Пасынок растерян. Ему остается только кивнуть. Развернувшись, он уходит, натыкаясь на других гостей, словно ослеп.
— Свела его с ума, лисичка моя?
Привыкаю к нему. К новому лицу тянусь. Для меня это еще одна маска. Мысленно я вижу только Максима Сварского, каким он был и навсегда останется.
— Все это уберем. Не бойся, — перехватывает мою руку и целует запястье.
— Я не боюсь, — наклоняю голову набок, рассматривая его сквозь ресницы. — Максим, я так скучала, — получается жалобно, со слезами в голосе.
— Пошли отсюда! — тянет за руку и ведет за собой.
Мы ни с кем не прощаемся, все вокруг не важно. Главное, что он рядом. Голову кружит от переполняющих душу чувств. Просыпается во мне тлеющий огонь, запуская все рецепторы и фантазии, направленные на Максима.
Все чувства мы потратили за ночь… Чтобы к утру возродились новые.
55 Глава
— Это мой муж, Николай! — дотрагивается до моего плеча женщина с русой косой, перекинутой через плечо. Врач, судя по белому халату, хмуро меня рассматривает, держа пульс на запястье.
Не чувствую ни рук, ни ног. Себя не ощущаю в теле. Не понимаю, кто эти люди. В голове пустота, смешанная со звоном, отдающим болью в висках. Меня будто пожевали и выплюнули.

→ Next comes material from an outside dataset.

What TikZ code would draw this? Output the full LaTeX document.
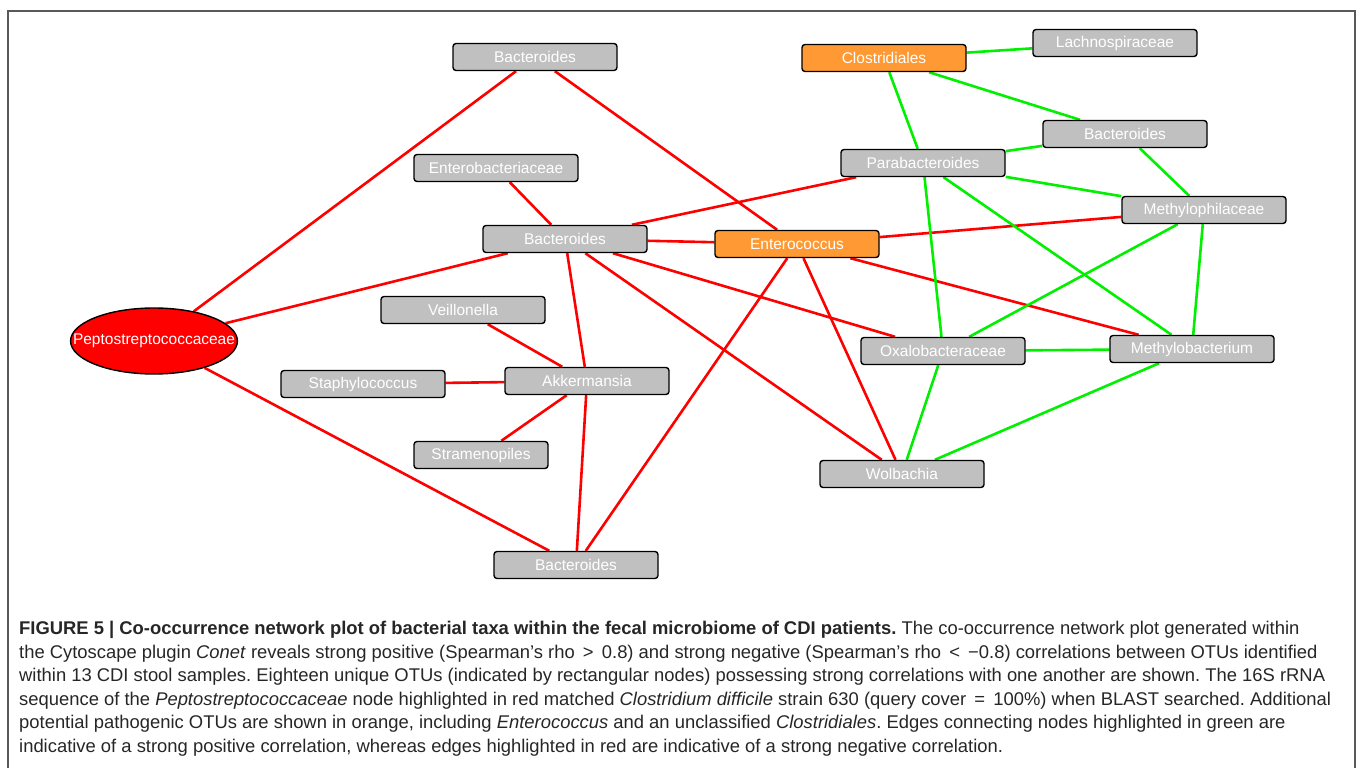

— Мария, ты уверена? Твой муж пропал на охоте давно… Никто и не помнит уже, сколько лет прошло… — пытается возразить мужик в очках.
— Что, я своего мужа не узнаю? — шипит кошкой полноватая Мария, и такое чувство, что сейчас огреет его чем-то за неосторожные слова.
— Ну, тебе виднее, — сдается Айболит. Поджав губы, он что-то карябает на листе бумаги.
Тикают настенные часы мне по мозгам. Говорить нет ни сил, ни желания. Снова хочу забыться во сне, где тихий смех лисицы и сладкий запах цветов.
— Вот эти лекарства выписал. По-хорошему, его бы надо в центральную везти, — протягивает писульку с размашистыми иероглифами.
— Много вы понимаете! Вон, Михалыча залечили в ваших больницах, до сих пор башка трясется… — делает пухлые руки в боки, фыркая недовольно.
— Пить надо меньше, а потом с крыши сигать в одних трусах! Чудо, что только голова трясется… — ворчит очкарик.
— Николушка, выпей парного молочка. Вот так! — поднимает мою голову, и я глотаю жирную белую субстанцию. — Все будет хорошо. Главное, что ты вернулся ко мне. Никто не верил… А я им говорила! — вытирает вафельным белым полотенцем мне подбородок.